Amazon ha raggiunto un accordo con il fisco italiano per versare 511 milioni di euro nell’inchiesta che riguarda il presunto mancato versamento dell’Iva da parte dei venditori cinesi, rispetto ai quasi 3 miliardi calcolati dalla Guardia di Finanza e dalla Procura di Milano tra imposte, interessi e sanzioni. L’inchiesta addebita al colosso americano di non avere ottemperato nel 2019-2021 ad alcuni obblighi tributari. La cifra si aggiunge ai 212 milioni definiti da Amazon Logistica e Amazon Italia Transport per non incorrere nel rischio di misura interdittiva del divieto di pubblicità richiesta dal pm Paolo Storari per frode fiscale nella eterodirezione digitale dei lavoratori.

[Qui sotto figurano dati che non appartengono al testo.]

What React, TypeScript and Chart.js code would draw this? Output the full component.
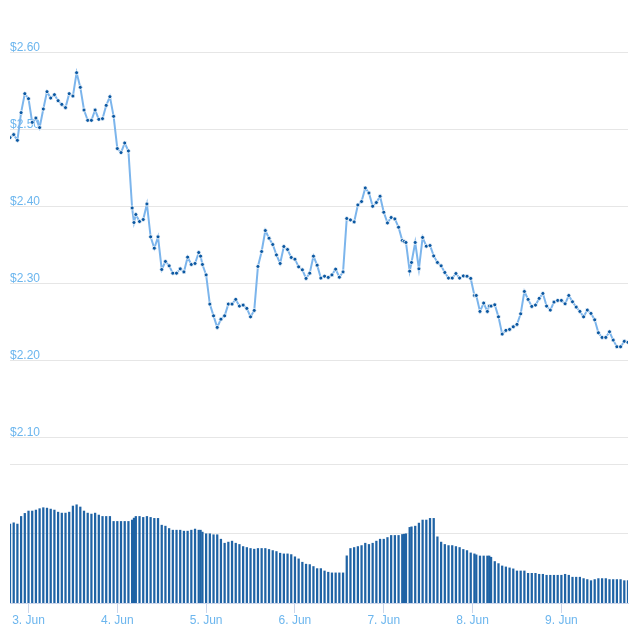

“Questo accordo riflette il nostro impegno a collaborare in modo costruttivo con le autorità italiane. Ci difenderemo con determinazione rispetto all’eventuale procedimento penale, che riteniamo infondato“. E’ il commento di Amazon in merito all’accordo che ha aggiunto “Siamo tra i primi 50 contribuenti in Italia e uno dei maggiori investitori esteri nel Paese. Negli ultimi 15 anni abbiamo investito oltre 25 miliardi di euro in Italia, dove impieghiamo direttamente più di 19.000 persone. Contesti normativi imprevedibili, sanzioni sproporzionate e procedimenti legali prolungati incidono sull’attrattività dell’Italia come destinazione di investimento” si sottolinea in una nota.
La tesi del pm nel penale
La multinazionale di Jeff Bezos (187 miliardi di dollari di ricavi e 20 miliardi di utile netto nel 2024) è indagata per “dichiarazione fraudolenta” in base a una innovativa lettura del pm Elio Ramondini della Procura di Milano, alimentata dalla super potenza di calcolo di un elaboratore della “Sogei“ (Società generale d’informatica spa) controllata dal ministero dell’Economia), a proposito dell’algoritmo predittivo di Amazon: e in particolare della sua prospettata indifferenza agli obblighi tributari che pendono invece su chi, come Amazon, metta in vendita sul proprio market-place in Italia merce di venditori extraeuropei (in questo caso prevalentemente cinesi), senza però dichiararne l’identità e i relativi dati all’Agenzia delle Entrate ai fini del pagamento del 22% di Iva da parte del venditore extraeuropeo.

Il futuro dell’inchiesta
Il gruppo Amazon immagina che la Procura non intenda abbandonare la propria lettura di dichiarazione fraudolenta per la quale sono indagati anche tre manager tra cui il vicepresidente “global tax” Kurt Lamp, ma in questo momento ritiene evidentemente più vantaggioso l’accordo fiscale, con il quale peraltro porta a casa anche un insperato alleato processuale (l’Agenzia delle Entrate sulla esclusione di quei rilievi penali di frode fiscale che invece la Procura di Milano insisterà a propugnare) nell’eventuale procedimento penale che in futuro dovesse essere comunque chiesto (e se mai ottenuto) dal pm. Il quale peraltro 10 giorni fa ha parzialmente aperto con l’ipotesi di contrabbando un nuovo fronte, ordinando l’ispezione del centro logistico di Amazon per verificare la provenienza e la «traiettoria» di alcuni stock di beni (destinati alla vendita sul market place) fisicamente presenti e posti sotto sequestro.